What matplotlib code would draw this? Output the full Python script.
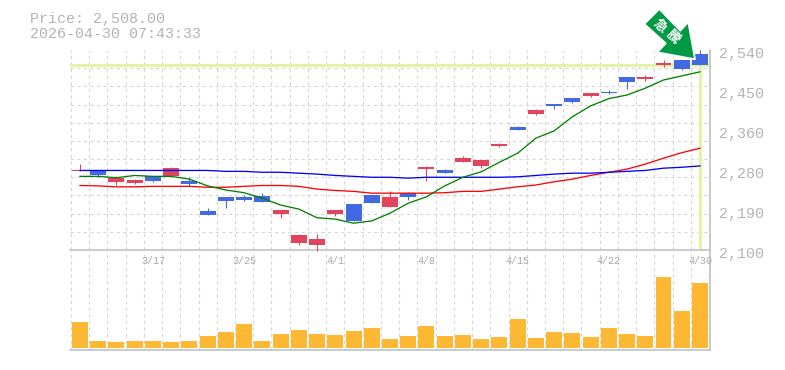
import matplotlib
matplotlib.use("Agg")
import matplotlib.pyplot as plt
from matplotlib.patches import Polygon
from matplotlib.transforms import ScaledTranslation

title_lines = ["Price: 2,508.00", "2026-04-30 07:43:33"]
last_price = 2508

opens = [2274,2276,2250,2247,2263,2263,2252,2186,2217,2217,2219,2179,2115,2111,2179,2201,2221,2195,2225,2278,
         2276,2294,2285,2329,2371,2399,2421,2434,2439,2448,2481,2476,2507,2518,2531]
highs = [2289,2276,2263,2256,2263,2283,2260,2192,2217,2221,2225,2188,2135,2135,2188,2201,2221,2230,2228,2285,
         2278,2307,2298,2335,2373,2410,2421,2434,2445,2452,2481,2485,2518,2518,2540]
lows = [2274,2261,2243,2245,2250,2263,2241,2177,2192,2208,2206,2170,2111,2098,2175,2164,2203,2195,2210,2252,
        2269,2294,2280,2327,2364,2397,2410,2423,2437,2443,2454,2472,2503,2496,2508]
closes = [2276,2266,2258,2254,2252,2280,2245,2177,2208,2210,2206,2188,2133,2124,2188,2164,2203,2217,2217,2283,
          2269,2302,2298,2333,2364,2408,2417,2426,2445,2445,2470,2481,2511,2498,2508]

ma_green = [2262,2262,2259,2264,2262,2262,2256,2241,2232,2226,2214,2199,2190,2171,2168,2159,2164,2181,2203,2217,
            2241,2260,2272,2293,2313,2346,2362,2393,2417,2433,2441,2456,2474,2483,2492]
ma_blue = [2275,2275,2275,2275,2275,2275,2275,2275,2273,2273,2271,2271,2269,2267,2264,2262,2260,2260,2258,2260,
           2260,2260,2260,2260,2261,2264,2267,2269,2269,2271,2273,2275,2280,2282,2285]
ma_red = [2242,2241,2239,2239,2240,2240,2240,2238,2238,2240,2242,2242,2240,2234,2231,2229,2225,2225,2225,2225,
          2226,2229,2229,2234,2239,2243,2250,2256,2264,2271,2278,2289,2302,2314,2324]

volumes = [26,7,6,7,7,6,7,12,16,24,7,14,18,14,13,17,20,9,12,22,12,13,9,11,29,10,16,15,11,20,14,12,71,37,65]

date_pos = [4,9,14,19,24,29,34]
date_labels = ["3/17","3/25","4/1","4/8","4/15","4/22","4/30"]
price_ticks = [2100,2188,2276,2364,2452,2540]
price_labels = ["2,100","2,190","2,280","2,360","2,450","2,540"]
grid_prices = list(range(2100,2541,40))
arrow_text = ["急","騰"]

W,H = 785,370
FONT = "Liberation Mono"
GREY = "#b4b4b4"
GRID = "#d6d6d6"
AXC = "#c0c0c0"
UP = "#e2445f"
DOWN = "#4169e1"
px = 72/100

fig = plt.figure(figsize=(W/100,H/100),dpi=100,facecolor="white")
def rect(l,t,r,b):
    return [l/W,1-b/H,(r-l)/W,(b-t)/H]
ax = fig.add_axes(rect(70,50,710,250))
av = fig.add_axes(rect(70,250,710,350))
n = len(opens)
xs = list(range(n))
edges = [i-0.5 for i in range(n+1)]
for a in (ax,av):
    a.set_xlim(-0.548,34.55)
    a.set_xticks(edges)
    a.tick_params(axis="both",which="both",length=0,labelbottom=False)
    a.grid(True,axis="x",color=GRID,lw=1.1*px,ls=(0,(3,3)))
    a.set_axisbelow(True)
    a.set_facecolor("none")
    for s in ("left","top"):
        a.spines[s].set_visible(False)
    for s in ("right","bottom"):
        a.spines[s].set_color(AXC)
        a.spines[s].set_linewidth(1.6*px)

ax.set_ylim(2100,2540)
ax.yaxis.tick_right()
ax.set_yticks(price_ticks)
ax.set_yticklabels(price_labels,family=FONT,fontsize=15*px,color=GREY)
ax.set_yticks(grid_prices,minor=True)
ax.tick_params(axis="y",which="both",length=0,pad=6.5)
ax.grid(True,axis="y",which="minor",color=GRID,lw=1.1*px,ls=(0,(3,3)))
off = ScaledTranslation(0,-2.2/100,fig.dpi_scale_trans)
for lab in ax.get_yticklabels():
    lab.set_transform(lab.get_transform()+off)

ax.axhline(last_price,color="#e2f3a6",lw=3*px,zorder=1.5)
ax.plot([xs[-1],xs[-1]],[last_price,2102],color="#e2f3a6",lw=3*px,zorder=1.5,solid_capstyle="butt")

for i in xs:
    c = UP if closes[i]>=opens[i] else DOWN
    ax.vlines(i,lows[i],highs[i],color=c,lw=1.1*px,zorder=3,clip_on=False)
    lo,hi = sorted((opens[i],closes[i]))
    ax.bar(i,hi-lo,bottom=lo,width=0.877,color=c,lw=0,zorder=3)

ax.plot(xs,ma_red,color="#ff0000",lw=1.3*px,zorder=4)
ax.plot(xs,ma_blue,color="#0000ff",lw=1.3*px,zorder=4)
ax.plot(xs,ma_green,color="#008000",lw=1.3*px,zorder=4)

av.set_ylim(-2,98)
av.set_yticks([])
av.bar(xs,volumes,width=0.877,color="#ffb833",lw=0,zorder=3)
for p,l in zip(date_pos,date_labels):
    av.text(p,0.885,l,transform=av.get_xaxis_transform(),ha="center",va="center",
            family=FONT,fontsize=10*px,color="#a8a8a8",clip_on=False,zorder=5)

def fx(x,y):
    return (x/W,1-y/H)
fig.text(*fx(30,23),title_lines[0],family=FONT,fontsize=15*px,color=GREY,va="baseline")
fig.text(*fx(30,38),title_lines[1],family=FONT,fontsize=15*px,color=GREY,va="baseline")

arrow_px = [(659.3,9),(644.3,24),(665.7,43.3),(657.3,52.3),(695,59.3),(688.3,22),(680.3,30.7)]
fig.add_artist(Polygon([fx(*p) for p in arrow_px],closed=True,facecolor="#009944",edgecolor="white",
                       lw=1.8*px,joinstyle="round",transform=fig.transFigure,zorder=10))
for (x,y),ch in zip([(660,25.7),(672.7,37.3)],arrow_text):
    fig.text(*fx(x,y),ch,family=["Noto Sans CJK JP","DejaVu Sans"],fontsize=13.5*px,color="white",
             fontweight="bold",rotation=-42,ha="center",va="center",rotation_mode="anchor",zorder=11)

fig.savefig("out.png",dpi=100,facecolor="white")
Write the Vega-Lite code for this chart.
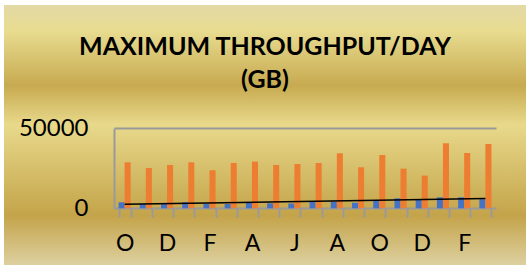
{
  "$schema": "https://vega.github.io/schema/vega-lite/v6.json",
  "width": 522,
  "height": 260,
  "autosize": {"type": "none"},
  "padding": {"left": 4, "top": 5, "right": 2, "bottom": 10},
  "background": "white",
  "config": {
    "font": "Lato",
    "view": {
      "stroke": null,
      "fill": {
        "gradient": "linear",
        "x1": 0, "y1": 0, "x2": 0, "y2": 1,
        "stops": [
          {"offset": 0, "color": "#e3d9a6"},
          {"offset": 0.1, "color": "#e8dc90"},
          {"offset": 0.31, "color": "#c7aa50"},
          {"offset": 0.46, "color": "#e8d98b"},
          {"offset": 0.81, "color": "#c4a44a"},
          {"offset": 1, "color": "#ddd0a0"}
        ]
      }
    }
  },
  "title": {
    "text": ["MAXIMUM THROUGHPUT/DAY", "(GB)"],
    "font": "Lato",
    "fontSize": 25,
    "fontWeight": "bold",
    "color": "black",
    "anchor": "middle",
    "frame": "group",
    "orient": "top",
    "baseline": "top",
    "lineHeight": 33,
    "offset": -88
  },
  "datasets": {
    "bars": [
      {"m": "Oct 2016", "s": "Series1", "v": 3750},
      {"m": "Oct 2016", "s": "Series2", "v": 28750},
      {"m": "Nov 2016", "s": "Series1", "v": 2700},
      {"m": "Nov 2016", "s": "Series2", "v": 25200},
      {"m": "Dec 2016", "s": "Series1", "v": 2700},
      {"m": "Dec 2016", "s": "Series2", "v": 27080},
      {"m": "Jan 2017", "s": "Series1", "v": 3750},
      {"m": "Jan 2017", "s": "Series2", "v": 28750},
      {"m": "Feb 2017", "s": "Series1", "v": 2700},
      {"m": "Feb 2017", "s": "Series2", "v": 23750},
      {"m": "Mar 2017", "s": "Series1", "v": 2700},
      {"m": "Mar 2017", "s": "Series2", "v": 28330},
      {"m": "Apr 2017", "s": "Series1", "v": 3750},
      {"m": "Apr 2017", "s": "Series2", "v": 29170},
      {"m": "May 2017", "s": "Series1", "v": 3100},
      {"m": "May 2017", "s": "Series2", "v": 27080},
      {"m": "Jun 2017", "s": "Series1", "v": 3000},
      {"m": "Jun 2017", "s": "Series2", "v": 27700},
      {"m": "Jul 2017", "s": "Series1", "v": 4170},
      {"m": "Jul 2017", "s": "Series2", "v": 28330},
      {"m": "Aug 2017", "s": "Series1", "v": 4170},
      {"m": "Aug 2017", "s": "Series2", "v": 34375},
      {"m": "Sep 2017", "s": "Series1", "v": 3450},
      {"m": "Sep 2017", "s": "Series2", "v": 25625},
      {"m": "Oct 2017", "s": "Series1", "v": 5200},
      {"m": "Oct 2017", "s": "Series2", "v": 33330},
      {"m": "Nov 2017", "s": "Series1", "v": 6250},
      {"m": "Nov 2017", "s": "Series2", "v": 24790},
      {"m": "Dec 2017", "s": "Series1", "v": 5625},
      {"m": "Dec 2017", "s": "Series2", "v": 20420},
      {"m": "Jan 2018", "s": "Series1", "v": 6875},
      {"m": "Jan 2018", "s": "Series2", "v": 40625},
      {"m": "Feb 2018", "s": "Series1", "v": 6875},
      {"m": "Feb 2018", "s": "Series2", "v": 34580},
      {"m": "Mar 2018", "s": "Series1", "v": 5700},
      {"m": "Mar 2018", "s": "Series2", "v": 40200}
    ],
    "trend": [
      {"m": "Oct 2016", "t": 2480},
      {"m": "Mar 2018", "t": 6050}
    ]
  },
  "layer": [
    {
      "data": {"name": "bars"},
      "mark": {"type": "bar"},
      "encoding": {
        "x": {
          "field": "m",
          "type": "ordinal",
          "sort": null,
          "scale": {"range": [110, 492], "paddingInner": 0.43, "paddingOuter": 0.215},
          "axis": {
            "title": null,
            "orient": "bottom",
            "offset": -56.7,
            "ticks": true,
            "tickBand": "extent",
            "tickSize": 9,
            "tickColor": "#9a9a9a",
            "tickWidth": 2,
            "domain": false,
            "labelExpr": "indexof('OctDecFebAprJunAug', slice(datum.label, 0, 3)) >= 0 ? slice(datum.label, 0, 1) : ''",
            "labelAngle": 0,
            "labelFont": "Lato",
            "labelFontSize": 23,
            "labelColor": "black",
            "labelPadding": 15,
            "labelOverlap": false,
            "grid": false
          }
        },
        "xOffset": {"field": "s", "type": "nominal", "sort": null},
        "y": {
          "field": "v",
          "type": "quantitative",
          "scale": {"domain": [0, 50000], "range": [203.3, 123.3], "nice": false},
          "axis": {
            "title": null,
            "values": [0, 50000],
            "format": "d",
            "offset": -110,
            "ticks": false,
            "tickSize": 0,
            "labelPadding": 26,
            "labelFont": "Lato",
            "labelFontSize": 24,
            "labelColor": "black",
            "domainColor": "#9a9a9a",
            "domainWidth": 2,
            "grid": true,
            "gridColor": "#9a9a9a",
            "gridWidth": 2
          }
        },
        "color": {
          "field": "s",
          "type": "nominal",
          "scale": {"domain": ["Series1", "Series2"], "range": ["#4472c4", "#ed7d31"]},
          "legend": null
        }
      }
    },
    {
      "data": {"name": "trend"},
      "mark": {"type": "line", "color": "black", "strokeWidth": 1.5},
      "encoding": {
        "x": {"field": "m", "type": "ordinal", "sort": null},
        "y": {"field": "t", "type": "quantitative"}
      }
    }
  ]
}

==============================

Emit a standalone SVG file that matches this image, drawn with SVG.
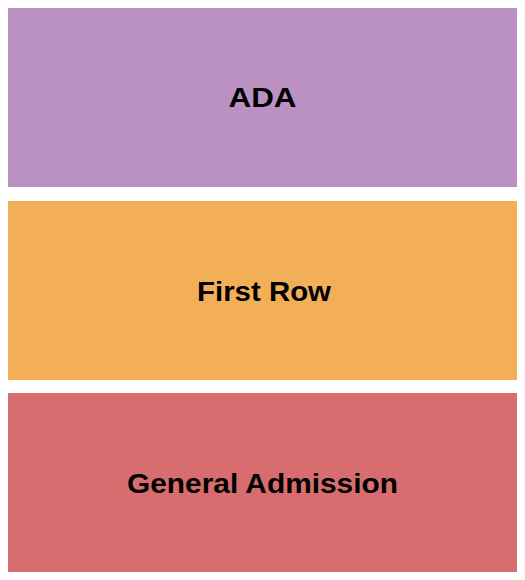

==============================

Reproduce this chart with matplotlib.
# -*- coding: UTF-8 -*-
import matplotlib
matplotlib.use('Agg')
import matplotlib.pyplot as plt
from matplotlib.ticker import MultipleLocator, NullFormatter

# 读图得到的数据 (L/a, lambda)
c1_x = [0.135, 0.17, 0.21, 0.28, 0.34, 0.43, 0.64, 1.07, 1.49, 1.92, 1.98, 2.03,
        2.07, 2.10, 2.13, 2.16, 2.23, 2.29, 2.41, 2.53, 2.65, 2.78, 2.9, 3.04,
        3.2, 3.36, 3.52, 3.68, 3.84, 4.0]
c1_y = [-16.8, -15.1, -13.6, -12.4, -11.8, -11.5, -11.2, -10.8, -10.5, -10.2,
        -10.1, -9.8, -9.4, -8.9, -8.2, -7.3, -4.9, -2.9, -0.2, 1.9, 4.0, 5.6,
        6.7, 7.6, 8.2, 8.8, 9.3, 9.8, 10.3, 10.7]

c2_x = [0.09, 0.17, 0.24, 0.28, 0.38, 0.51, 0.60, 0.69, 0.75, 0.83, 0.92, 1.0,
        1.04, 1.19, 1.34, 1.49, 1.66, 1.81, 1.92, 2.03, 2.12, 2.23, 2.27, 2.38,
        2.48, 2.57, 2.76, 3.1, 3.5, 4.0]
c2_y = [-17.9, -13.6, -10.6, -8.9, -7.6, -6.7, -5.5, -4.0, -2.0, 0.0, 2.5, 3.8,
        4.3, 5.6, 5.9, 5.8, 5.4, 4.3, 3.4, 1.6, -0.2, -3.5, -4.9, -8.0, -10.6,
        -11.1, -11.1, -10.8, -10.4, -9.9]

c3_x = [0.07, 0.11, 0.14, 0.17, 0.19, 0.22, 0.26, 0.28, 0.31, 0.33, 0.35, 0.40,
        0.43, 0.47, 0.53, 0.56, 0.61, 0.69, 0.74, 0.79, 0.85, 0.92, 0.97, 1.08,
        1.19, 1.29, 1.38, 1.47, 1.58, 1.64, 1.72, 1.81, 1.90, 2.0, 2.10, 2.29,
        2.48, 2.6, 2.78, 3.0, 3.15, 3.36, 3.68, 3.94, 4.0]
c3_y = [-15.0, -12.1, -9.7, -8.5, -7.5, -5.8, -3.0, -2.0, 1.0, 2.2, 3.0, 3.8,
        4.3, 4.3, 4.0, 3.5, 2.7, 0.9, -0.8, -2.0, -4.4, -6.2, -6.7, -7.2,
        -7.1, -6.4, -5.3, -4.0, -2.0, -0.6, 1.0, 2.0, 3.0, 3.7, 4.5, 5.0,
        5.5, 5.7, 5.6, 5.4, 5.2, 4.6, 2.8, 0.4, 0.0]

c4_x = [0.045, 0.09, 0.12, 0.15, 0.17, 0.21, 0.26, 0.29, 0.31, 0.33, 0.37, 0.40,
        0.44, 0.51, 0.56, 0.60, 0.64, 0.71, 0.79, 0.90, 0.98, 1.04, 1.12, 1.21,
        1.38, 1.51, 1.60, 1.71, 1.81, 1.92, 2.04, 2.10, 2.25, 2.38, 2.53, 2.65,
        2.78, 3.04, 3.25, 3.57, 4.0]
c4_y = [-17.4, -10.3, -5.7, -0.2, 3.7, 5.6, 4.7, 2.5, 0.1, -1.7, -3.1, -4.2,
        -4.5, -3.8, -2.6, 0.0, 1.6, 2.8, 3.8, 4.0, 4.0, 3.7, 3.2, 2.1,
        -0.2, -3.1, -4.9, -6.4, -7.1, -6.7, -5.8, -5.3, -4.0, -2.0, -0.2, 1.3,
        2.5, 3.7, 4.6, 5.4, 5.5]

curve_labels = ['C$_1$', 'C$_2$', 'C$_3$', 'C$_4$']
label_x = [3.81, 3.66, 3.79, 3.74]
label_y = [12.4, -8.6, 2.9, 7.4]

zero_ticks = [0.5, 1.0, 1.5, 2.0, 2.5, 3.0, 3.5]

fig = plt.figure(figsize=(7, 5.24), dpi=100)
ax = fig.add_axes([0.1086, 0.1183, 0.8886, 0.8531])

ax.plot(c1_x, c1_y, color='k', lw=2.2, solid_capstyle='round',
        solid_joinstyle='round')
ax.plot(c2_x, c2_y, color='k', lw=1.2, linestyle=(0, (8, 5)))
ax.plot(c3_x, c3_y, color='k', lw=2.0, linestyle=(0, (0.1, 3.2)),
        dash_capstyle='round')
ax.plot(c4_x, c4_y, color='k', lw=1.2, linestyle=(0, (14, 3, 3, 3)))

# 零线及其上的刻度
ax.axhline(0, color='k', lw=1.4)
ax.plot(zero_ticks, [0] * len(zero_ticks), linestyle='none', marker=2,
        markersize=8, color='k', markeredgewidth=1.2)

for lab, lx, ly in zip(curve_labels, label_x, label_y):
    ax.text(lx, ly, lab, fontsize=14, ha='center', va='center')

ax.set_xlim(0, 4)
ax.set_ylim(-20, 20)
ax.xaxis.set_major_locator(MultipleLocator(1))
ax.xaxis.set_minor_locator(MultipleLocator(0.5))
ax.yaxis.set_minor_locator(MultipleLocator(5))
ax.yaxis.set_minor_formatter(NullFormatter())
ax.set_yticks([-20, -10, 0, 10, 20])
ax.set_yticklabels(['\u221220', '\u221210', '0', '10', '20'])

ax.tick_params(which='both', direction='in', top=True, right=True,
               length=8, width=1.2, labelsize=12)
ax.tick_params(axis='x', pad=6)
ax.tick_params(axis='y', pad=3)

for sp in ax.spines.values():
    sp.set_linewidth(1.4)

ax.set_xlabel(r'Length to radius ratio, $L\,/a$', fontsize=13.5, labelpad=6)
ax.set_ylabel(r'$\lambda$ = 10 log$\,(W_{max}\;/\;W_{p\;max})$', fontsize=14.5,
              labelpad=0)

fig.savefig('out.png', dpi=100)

==============================

[Set problem] Go through the records and copy each line with "this" in it.

[Task solution]
What matplotlib code would draw this? Output the full Python script.
Write the Vega-Lite code for this chart.
Emit a standalone SVG file that matches this image, drawn with SVG.
Reproduce this chart with matplotlib.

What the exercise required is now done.